TRENT ANDERSON—In 1997, David Bowie made waves in both the music and finance worlds by transforming his back catalog into a $55 million financial instrument. The first of what became known as “Bowie Bonds,” this deal allowed him to raise immediate cash by securitizing future royalties from twenty-five of his albums. Consistent with Bowie’s persona, such an eccentric transaction was a surprising but brilliant crossover between art and Wall Street.
Nearly three decades later, what once seemed to be a one-off deal is now becoming ubiquitous. In today’s financial landscape, where American private equity firms outnumber McDonald’s franchises, new investment vehicles are in demand. As more conventional fixed-income assets offer thinner returns, investors are chasing high-yield nontraditional opportunities, from music rights to film royalties and even brand trademarks. Between 2021 and 2024, the value of Bowie Bond transactions increased by nearly $3 billion. This illustrates that the securitization of creative works is now a mainstream strategy, forcing legal practitioners to revisit questions that implicate both intellectual property and securities law.

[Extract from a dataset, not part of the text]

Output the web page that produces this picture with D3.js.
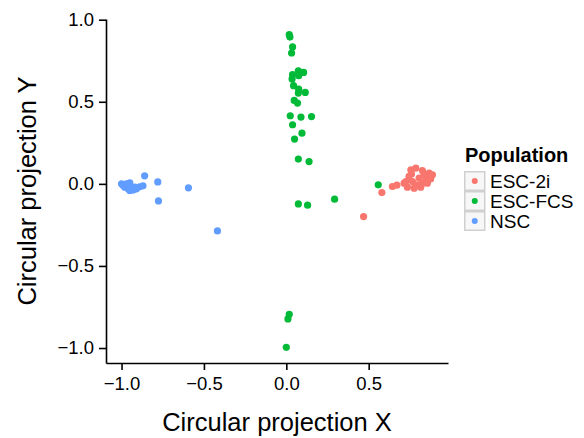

To give a bit of over-simplified background, musicians are generally considered to be copyright holders and thus are entitled to protection of their songs as their own intellectual property. This protection allows them to license their copyrights for a fee and get paid whenever their music is streamed, downloaded, etc. These fees are referred to as royalties, and they can often generate significant value over time as their underlying songs get more and more exposure. While there are many different types of royalties, each with their own stakeholders and collection mechanisms, the big idea behind this concept is that artists should have legal ownership over their original work and should be fairly compensated whenever this work is consumed by others. Because the value of royalties accumulates over time, artists may choose to give someone else the right to collect a portion of future royalties on their music in exchange for immediate liquidity. Enter the Bowie Bond.
At the heart of the Bowie Bond was a relatively simple structure with complex implications. Bowie transferred his future royalty income to a Special Purpose Vehicle (SPV), which in turn was used to issue the bonds in question. Those bonds were secured by the royalties from his music catalog, and investors received fixed returns over a ten-year term. Bowie gained $55 million in liquid capital without selling his copyrights, effectively monetizing his future creative income in the present. This was a profound innovation that brought applied finance techniques, often used for mortgages, to unrealized music royalty streams. In so doing, it transformed abstract income from future airplay into a quantifiable financial asset capable of being valued, securitized, and traded.
Once the SPV issued these bonds, the transaction entered the realm of securities law. Under the Securities Act of 1933, any public offer or sale of securities must be registered with the Securities and Exchange Commission (SEC). However, Section 4(a)(2) of the Act exempts from this registration requirement any sales that do not involve public distribution––often referred to as “private placements.” By utilizing this exemption, Bowie was able to circumvent the SEC’s disclosure regime which would require greater transparency regarding the underlying asset and its potential volatility. In this sense, the transaction was thus somewhat of a chimera between a private royalty assignment and a regulated financial instrument.
From an intellectual property perspective, Bowie’s deal highlighted a key flexibility within copyright law: the ability to unbundle ownership rights into discrete economic interests. While Bowie remained the rightsholder, the bondholders had a secured claim on future royalty income generated from those rights. Moreover, the deal illustrated that intellectual property could serve as stable collateral, provided that the underlying rights are well-defined, enforceable, and free of encumbrances. Yet the legal challenges such as accurate valuation, cross-border copyright enforcement, and ensuring compliance with securities disclosure standards all present recurring and unique obstacles to overcome in such transactions. The SEC and copyright offices alike are still grappling with questions that Bowie’s lawyers first confronted in 1997: how to regulate financial instruments built on inherently creative foundations.
Far from simply a clever way for a musician to cash in on his catalog, Bowie Bonds represent a milestone in the finance, legal, and music industries. By translating future royalty streams into bona fide securities, these transactions demonstrate that intellectual property can serve not only as a means of cultural expression but also as innovative investment opportunities. As private equity firms and institutional investors pour billions into music catalogs, Bowie’s experiment stands as both a blueprint and a warning. It proved that creative works can anchor sophisticated financial structures, but also that the law must evolve to ensure integrity and respect for artists’ original rights.